> _GOAL OF THE EXERCISE_: Copy word for word the lines in the records below, starting at the line with "Write the matplotlib code for this chart." and ending at the line with "fig.savefig('out.png', dpi=100)". Skip the pictures.

##### DATASET EXTRACT

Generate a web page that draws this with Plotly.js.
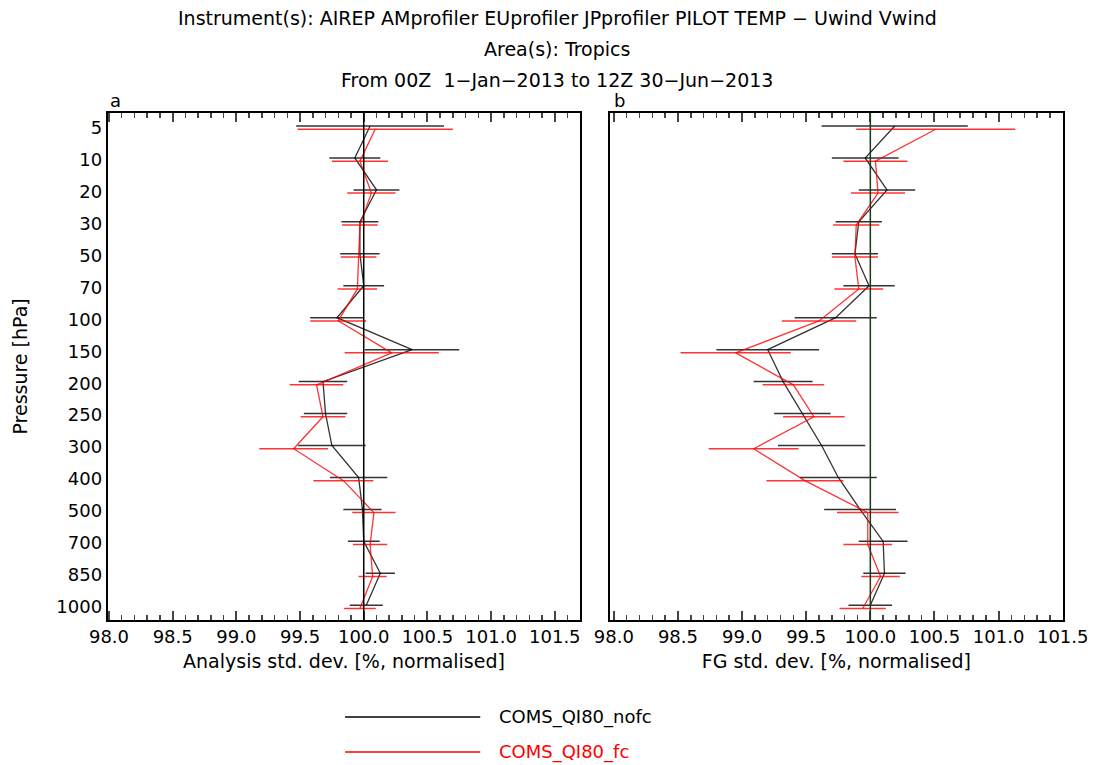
<!DOCTYPE html>
<html>
<head>
<meta charset="utf-8">
<script src="https://cdn.plot.ly/plotly-3.0.1.min.js"></script>
<style>body{margin:0;background:#fff}</style>
</head>
<body>
<div id="plot" style="width:1099px;height:765px"></div>
<script>
var levels = ['5','10','20','30','50','70','100','150','200','250','300','400','500','700','850','1000'];

// panel a: analysis std. dev.
var a_nofc = [100.05,99.93,100.10,99.97,99.97,100.0,99.79,100.38,99.68,99.70,99.75,99.96,99.99,100.0,100.13,100.02];
var a_nofc_err = [0.58,0.20,0.18,0.145,0.155,0.16,0.21,0.37,0.19,0.17,0.265,0.225,0.15,0.125,0.115,0.13];
var a_fc = [100.09,99.97,100.06,99.97,99.96,99.95,99.80,100.22,99.63,99.68,99.45,99.84,100.08,100.05,100.07,99.97];
var a_fc_err = [0.61,0.22,0.19,0.14,0.14,0.155,0.22,0.37,0.21,0.175,0.27,0.235,0.17,0.135,0.11,0.125];

// panel b: FG std. dev.
var b_nofc = [100.19,99.96,100.13,99.91,99.88,99.99,99.73,99.20,99.32,99.47,99.62,99.75,99.92,100.10,100.11,100.0];
var b_nofc_err = [0.57,0.26,0.22,0.18,0.18,0.20,0.32,0.40,0.23,0.22,0.34,0.30,0.28,0.19,0.165,0.17];
var b_fc = [100.51,100.04,100.06,99.89,99.88,99.91,99.60,98.95,99.40,99.56,99.09,99.49,99.98,99.98,100.08,99.94];
var b_fc_err = [0.62,0.25,0.21,0.18,0.18,0.19,0.29,0.43,0.24,0.24,0.35,0.30,0.24,0.19,0.15,0.18];

var xticks = [98.0,98.5,99.0,99.5,100.0,100.5,101.0,101.5];
var xlabels = xticks.map(function(v){ return v.toFixed(1); });

function idx(off){ return levels.map(function(l,i){ return i + off; }); }

function trace(x, err, off, color, xa, ya, name){
   return {
      name: name,
      x: x,
      y: idx(off),
      mode: 'lines',
      xaxis: xa,
      yaxis: ya,
      showlegend: false,
      line: {width: 1.3, color: color},
      error_x: {type: 'data', array: err, visible: true, color: color, thickness: 1.5, width: 0}
   };
}

var traces = [
   trace(a_nofc, a_nofc_err, -0.05, 'rgba(0,0,0,0.8)', 'x', 'y', 'COMS_QI80_nofc'),
   trace(a_fc, a_fc_err, 0.05, 'rgba(255,0,0,0.8)', 'x', 'y', 'COMS_QI80_fc'),
   trace(b_nofc, b_nofc_err, -0.05, 'rgba(0,0,0,0.8)', 'x2', 'y2', 'COMS_QI80_nofc'),
   trace(b_fc, b_fc_err, 0.05, 'rgba(255,0,0,0.8)', 'x2', 'y2', 'COMS_QI80_fc')
];

var fam = 'DejaVu Sans, sans-serif';
var font = {family: fam, size: 18, color: '#000'};
var big = {family: fam, size: 19, color: '#000'};

function xaxis(dom, range, anchor, title){
   return {
      domain: dom, range: range, anchor: anchor,
      tickvals: xticks, ticktext: xlabels,
      ticks: 'inside', ticklen: 9, tickwidth: 2, mirror: 'allticks',
      minor: {dtick: 0.1, ticks: 'inside', ticklen: 5, tickwidth: 1.5},
      showline: true, linewidth: 2, linecolor: '#000',
      showgrid: false, zeroline: false,
      tickfont: font,
      title: {text: title, font: big, standoff: 8}
   };
}
function yaxis(dom, anchor, labels){
   return {
      domain: dom, range: [15.4, -0.45], anchor: anchor,
      tickvals: idx(0), ticktext: levels, showticklabels: labels,
      ticks: '', showline: true, linewidth: 2, linecolor: '#000', mirror: true,
      showgrid: false, zeroline: false,
      tickfont: font,
      title: {text: labels ? 'Pressure [hPa]' : '', font: big, standoff: 24}
   };
}

function note(text, x, y, anchor, color, size){
   return {text: text, x: x, y: 1 - y/765, xref: 'paper', yref: 'paper', xanchor: anchor, yanchor: 'middle',
      showarrow: false, font: {family: fam, size: size || 18, color: color || '#000'}};
}

var layout = {
   width: 1099, height: 765,
   margin: {l: 0, r: 0, t: 0, b: 0},
   paper_bgcolor: '#fff', plot_bgcolor: '#fff',
   font: font,
   xaxis: xaxis([0.098, 0.528], [97.99, 101.7], 'y', 'Analysis std. dev. [%, normalised]'),
   yaxis: yaxis([0.19, 0.852], 'x', true),
   xaxis2: xaxis([0.555, 0.967], [97.97, 101.5], 'y2', 'FG std. dev. [%, normalised]'),
   yaxis2: yaxis([0.19, 0.852], 'x2', false),
   shapes: [
      {type: 'line', xref: 'x', yref: 'paper', x0: 100, x1: 100, y0: 0.19, y1: 0.852, line: {color: '#000', width: 1.5}},
      {type: 'line', xref: 'x2', yref: 'paper', x0: 100, x1: 100, y0: 0.19, y1: 0.852, line: {color: '#1a3a1a', width: 1.5}},
      {type: 'line', xref: 'paper', yref: 'paper', x0: 0.314, x1: 0.437, y0: 1 - 717/765, y1: 1 - 717/765, line: {color: '#000', width: 1.3}},
      {type: 'line', xref: 'paper', yref: 'paper', x0: 0.314, x1: 0.437, y0: 1 - 752/765, y1: 1 - 752/765, line: {color: '#ff0000', width: 1.3}}
   ],
   annotations: [
      note('Instrument(s): AIREP AMprofiler EUprofiler JPprofiler PILOT TEMP \u2212 Uwind Vwind', 0.507, 18, 'center', null, 19),
      note('Area(s): Tropics', 0.507, 49, 'center', null, 19),
      note('From 00Z  1\u2212Jan\u22122013 to 12Z 30\u2212Jun\u22122013', 0.507, 80, 'center', null, 19),
      note('a', 0.098, 101, 'left'),
      note('b', 0.557, 101, 'left'),
      note('COMS_QI80_nofc', 0.452, 717, 'left'),
      note('COMS_QI80_fc', 0.452, 752, 'left', '#ff0000')
   ]
};

Plotly.newPlot('plot', traces, layout, {displayModeBar: false, staticPlot: true});
</script>
</body>
</html>
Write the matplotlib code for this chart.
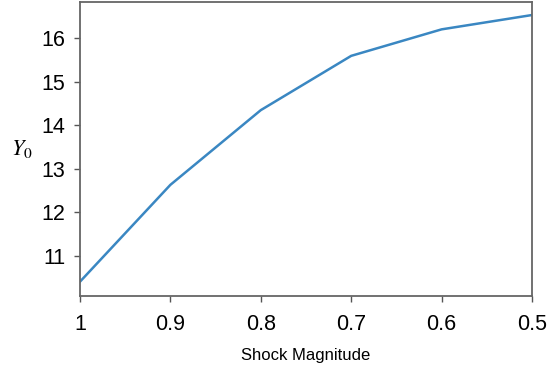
import numpy as np
import matplotlib
matplotlib.use('Agg')
import matplotlib.pyplot as plt

plt.rcParams['font.family'] = ['Liberation Sans', 'DejaVu Sans']
plt.rcParams['mathtext.fontset'] = 'stix'

shock = [1.0, 0.9, 0.8, 0.7, 0.6, 0.5]
y0 = [10.40, 12.63, 14.35, 15.60, 16.21, 16.54]
xtick_labels = ['1', '0.9', '0.8', '0.7', '0.6', '0.5']

fig = plt.figure(figsize=(5.47, 3.67), dpi=100)
ax = fig.add_axes([80 / 547, 1 - 296 / 367, 452 / 547, 294 / 367])

ax.plot(shock, y0, color='#3a87c2', linewidth=1.8)
ax.set_xlim(1.0, 0.5)
ax.set_ylim(10.07, 16.84)
ax.set_xticks(shock)
ax.set_xticklabels(xtick_labels)
ax.set_yticks([11, 12, 13, 14, 15, 16])

ax.tick_params(axis='both', labelsize=15.5, length=4.5, width=1, color='#555555')
ax.tick_params(axis='x', pad=8.5)
ax.tick_params(axis='y', pad=6)
for s in ax.spines.values():
    s.set_color('#666666')
    s.set_linewidth(1.3)

ax.set_xlabel('Shock Magnitude', fontsize=12, labelpad=9)
ax.set_ylabel('$Y_0$', fontsize=16, rotation=0, labelpad=14, va='center')

fig.savefig('out.png', dpi=100)
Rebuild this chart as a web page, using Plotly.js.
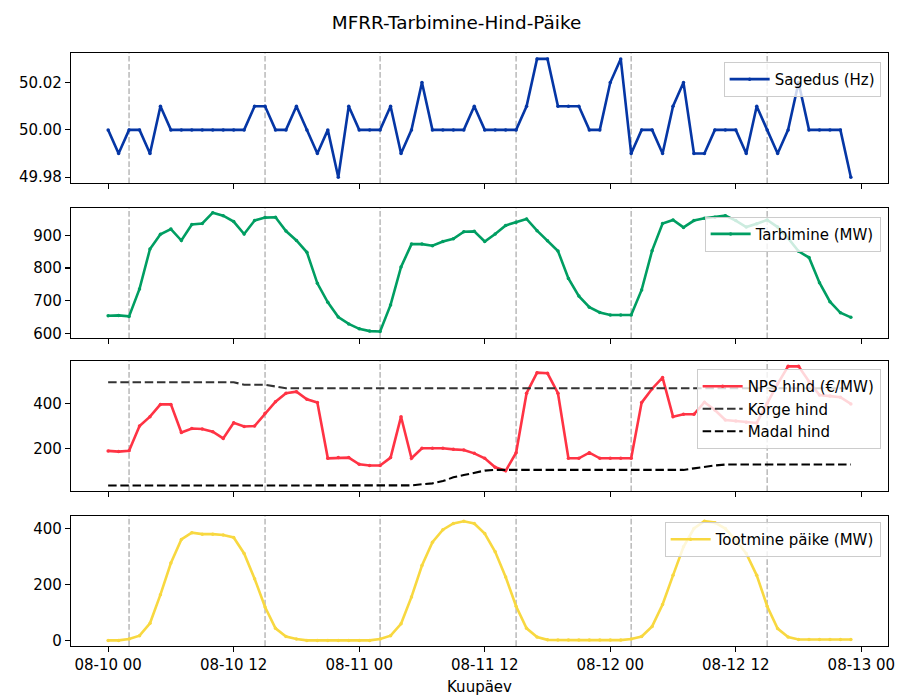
<!DOCTYPE html>
<html>
<head>
<meta charset="utf-8">
<script src="https://cdn.plot.ly/plotly-3.0.1.min.js"></script>
<style>html,body{margin:0;padding:0;background:#fff;}#chart{width:898px;height:696px;}</style>
</head>
<body>
<div id="chart"></div>
<script>
// ---- data (hourly, starting 2024-08-10 00:00) ----
const startTime = '2024-08-10 00:00';
const stepMs = 3600000;

const sagedus = [
  50.00,49.99,50.00,50.00,49.99,50.01,50.00,50.00,50.00,50.00,50.00,50.00,
  50.00,50.00,50.01,50.01,50.00,50.00,50.01,50.00,49.99,50.00,49.98,50.01,
  50.00,50.00,50.00,50.01,49.99,50.00,50.02,50.00,50.00,50.00,50.00,50.01,
  50.00,50.00,50.00,50.00,50.01,50.03,50.03,50.01,50.01,50.01,50.00,50.00,
  50.02,50.03,49.99,50.00,50.00,49.99,50.01,50.02,49.99,49.99,50.00,50.00,
  50.00,49.99,50.01,50.00,49.99,50.00,50.02,50.00,50.00,50.00,50.00,49.98
];
const tarbimine = [
  654,655,652,736,858,903,919,884,933,936,969,960,
  942,904,945,954,955,913,884,848,753,695,650,629,
  614,607,606,687,803,873,873,868,881,889,911,912,
  881,904,930,940,950,914,883,852,768,714,680,664,
  656,656,656,733,853,936,947,924,945,952,955,960,
  945,925,935,947,925,891,851,832,755,697,663,649
];
const npsHind = [
  190,187,191,301,343,398,398,272,290,288,276,246,
  316,299,301,358,410,448,455,421,406,157,160,160,
  130,125,125,160,343,157,202,202,202,197,194,179,
  157,117,101,182,448,540,537,448,157,157,182,157,
  157,157,157,406,468,518,343,354,354,408,373,328,
  324,318,315,403,490,568,568,500,440,435,430,400
];
const korgeHind = [
  497,497,497,497,497,497,497,497,497,497,497,497,
  497,486,486,486,478,470,470,470,470,470,470,470,
  470,470,470,470,470,470,470,470,470,470,470,470,
  470,470,470,470,470,470,470,470,470,470,470,470,
  470,470,470,470,470,470,470,470,470,470,470,470,
  470,470,470,470,470,470,470,470,470,470,470,470
];
const madalHind = [
  35,35,35,35,35,35,35,35,35,35,35,35,
  35,35,35,35,35,35,35,35,35,35,35,35,
  35,35,35,35,35,36,41,45,55,72,82,93,
  102,105,105,105,105,105,105,105,105,105,105,105,
  105,105,105,105,105,105,105,105,112,120,125,129,
  129,129,129,129,129,129,129,129,129,129,129,129
];
const paike = [
  1,1,6,18,62,164,277,361,385,380,380,377,
  368,311,221,120,44,15,6,1,1,1,1,1,
  1,1,6,18,60,156,268,351,396,418,426,418,
  382,317,227,123,44,13,3,2,2,2,2,2,
  2,2,6,15,51,129,233,335,400,426,421,400,
  358,311,233,123,43,13,4,4,4,4,4,4
];
const eventTimes = [
  '2024-08-10 02:00','2024-08-10 15:00',
  '2024-08-11 02:00','2024-08-11 15:00',
  '2024-08-12 02:00','2024-08-12 15:00'
];

// ---- styling ----
const FONT = 'DejaVu Sans, Liberation Sans, sans-serif';
const cBlue = '#0536a5', cGreen = '#009e62', cRed = '#ff3344', cYellow = '#f8d840';

function line(y, name, color, xa, ya, leg) {
  return {
    type: 'scatter', mode: 'lines+markers', x0: startTime, dx: stepMs, y: y,
    name: name, xaxis: xa, yaxis: ya, legend: leg,
    line: {color: color, width: 2.6},
    marker: {color: color, size: 3.5},
    hoverinfo: 'skip'
  };
}

const traces = [
  line(sagedus, 'Sagedus (Hz)', cBlue, 'x', 'y', 'legend'),
  line(tarbimine, 'Tarbimine (MW)', cGreen, 'x2', 'y2', 'legend2'),
  line(npsHind, 'NPS hind (€/MW)', cRed, 'x3', 'y3', 'legend3'),
  {type:'scatter', mode:'lines', x0:startTime, dx:stepMs, y:korgeHind, name:'Kõrge hind',
   xaxis:'x3', yaxis:'y3', legend:'legend3', line:{color:'#333333', width:2.1, dash:'8.5px,3.7px'}, hoverinfo:'skip'},
  {type:'scatter', mode:'lines', x0:startTime, dx:stepMs, y:madalHind, name:'Madal hind',
   xaxis:'x3', yaxis:'y3', legend:'legend3', line:{color:'#000000', width:2.1, dash:'8.5px,3.7px'}, hoverinfo:'skip'},
  line(paike, 'Tootmine päike (MW)', cYellow, 'x4', 'y4', 'legend4')
];

const xRange = ['2024-08-09 20:27', '2024-08-13 02:33'];
function xAxis(anchor, labels) {
  return {
    type: 'date', range: xRange, anchor: anchor,
    tick0: '2024-08-10 00:00', dtick: 43200000, tickformat: '%m-%d %H',
    showticklabels: labels, ticks: 'outside', ticklen: 5, tickwidth: 1.1, tickcolor: '#000',
    showline: true, mirror: true, linecolor: '#000', linewidth: 1.1,
    showgrid: false, zeroline: false,
    tickfont: {family: FONT, size: 15, color: '#000'}
  };
}
function yAxis(anchor, domain, range, tickvals, fmt) {
  return {
    anchor: anchor, domain: domain, range: range, tickvals: tickvals, tickformat: fmt,
    ticks: 'outside', ticklen: 5, tickwidth: 1.1, tickcolor: '#000',
    showline: true, mirror: true, linecolor: '#000', linewidth: 1.1,
    showgrid: false, zeroline: false,
    tickfont: {family: FONT, size: 15, color: '#000'}
  };
}

const shapes = [];
[['x','y'],['x2','y2'],['x3','y3'],['x4','y4']].forEach(function(p){
  eventTimes.forEach(function(t){
    shapes.push({type:'line', xref:p[0], yref:p[1]+' domain', x0:t, x1:t, y0:0, y1:1,
      layer:'below', line:{color:'rgba(128,128,128,0.55)', width:1.5, dash:'5.7px,2.4px'}});
  });
});

function legendAt(y) {
  return {x: 0.991, y: y, xanchor: 'right', yanchor: 'top', xref: 'paper', yref: 'paper',
    bgcolor: 'rgba(255,255,255,0.8)', bordercolor: '#cccccc', borderwidth: 1,
    font: {family: FONT, size: 15, color: '#000'}, itemwidth: 40, tracegroupgap: 0};
}

const xa4 = xAxis('y4', true);
xa4.title = {text: 'Kuupäev', font: {family: FONT, size: 15, color: '#000'}, standoff: 8};

const layout = {
  width: 898, height: 696,
  margin: {l: 70.7, r: 10.3, t: 53.3, b: 50.3, pad: 0},
  paper_bgcolor: '#fff', plot_bgcolor: '#fff',
  font: {family: FONT, size: 15, color: '#000'},
  title: {text: 'MFRR-Tarbimine-Hind-Päike', xref: 'container', yref: 'container',
          x: 0.5084, xanchor: 'center', y: 1 - 23/696, yanchor: 'middle',
          font: {family: FONT, size: 18.4, color: '#000'}},
  showlegend: true,
  xaxis: xAxis('y', false),
  xaxis2: xAxis('y2', false),
  xaxis3: xAxis('y3', false),
  xaxis4: xa4,
  yaxis: yAxis('x', [0.7806, 1.0], [49.9775, 50.0325], [49.98, 50.00, 50.02], '.2f'),
  yaxis2: yAxis('x2', [0.5189, 0.7384], [585, 983], [600, 700, 800, 900], 'd'),
  yaxis3: yAxis('x3', [0.2611, 0.4806], [10, 592], [200, 400], 'd'),
  yaxis4: yAxis('x4', [0.0, 0.2194], [-19, 445], [0, 200, 400], 'd'),
  legend: legendAt(0.985),
  legend2: legendAt(0.724),
  legend3: legendAt(0.467),
  legend4: legendAt(0.209),
  shapes: shapes,
  hovermode: false
};

Plotly.newPlot('chart', traces, layout, {displayModeBar: false, staticPlot: true});
</script>
</body>
</html>
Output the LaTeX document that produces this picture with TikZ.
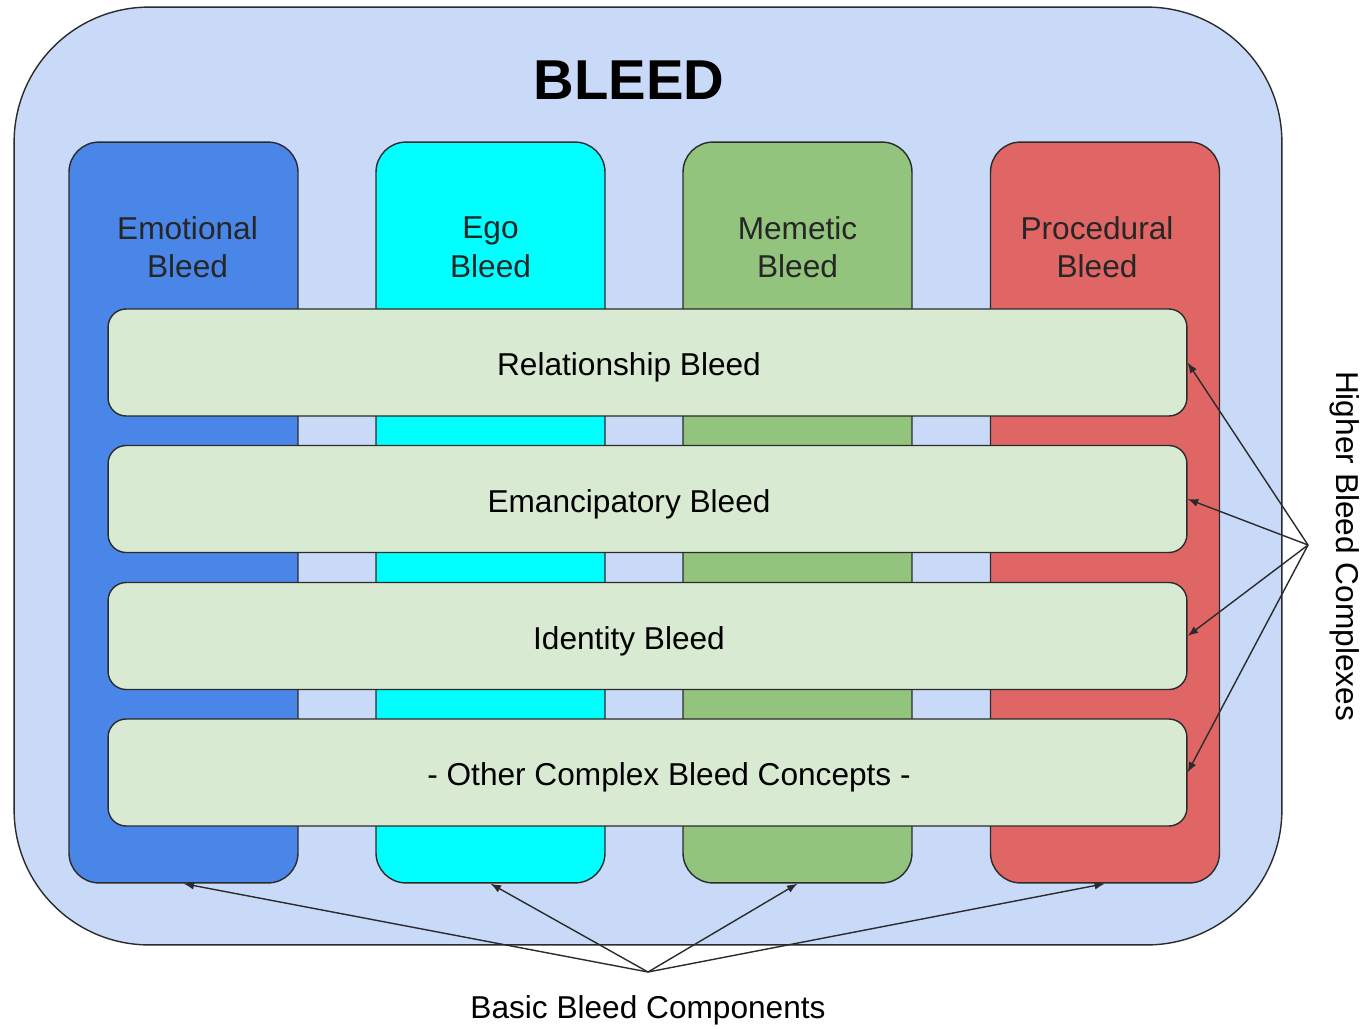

##########

> _IN RESPONSE_:
Write the matplotlib code for this chart.
import numpy as np
import matplotlib
matplotlib.use('Agg')
import matplotlib.pyplot as plt

plt.rcParams['font.family'] = ['Liberation Sans', 'DejaVu Sans']
plt.rcParams['mathtext.fontset'] = 'stix'

shock = [1.0, 0.9, 0.8, 0.7, 0.6, 0.5]
y0 = [10.40, 12.63, 14.35, 15.60, 16.21, 16.54]
xtick_labels = ['1', '0.9', '0.8', '0.7', '0.6', '0.5']

fig = plt.figure(figsize=(5.47, 3.67), dpi=100)
ax = fig.add_axes([80 / 547, 1 - 296 / 367, 452 / 547, 294 / 367])

ax.plot(shock, y0, color='#3a87c2', linewidth=1.8)
ax.set_xlim(1.0, 0.5)
ax.set_ylim(10.07, 16.84)
ax.set_xticks(shock)
ax.set_xticklabels(xtick_labels)
ax.set_yticks([11, 12, 13, 14, 15, 16])

ax.tick_params(axis='both', labelsize=15.5, length=4.5, width=1, color='#555555')
ax.tick_params(axis='x', pad=8.5)
ax.tick_params(axis='y', pad=6)
for s in ax.spines.values():
    s.set_color('#666666')
    s.set_linewidth(1.3)

ax.set_xlabel('Shock Magnitude', fontsize=12, labelpad=9)
ax.set_ylabel('$Y_0$', fontsize=16, rotation=0, labelpad=14, va='center')

fig.savefig('out.png', dpi=100)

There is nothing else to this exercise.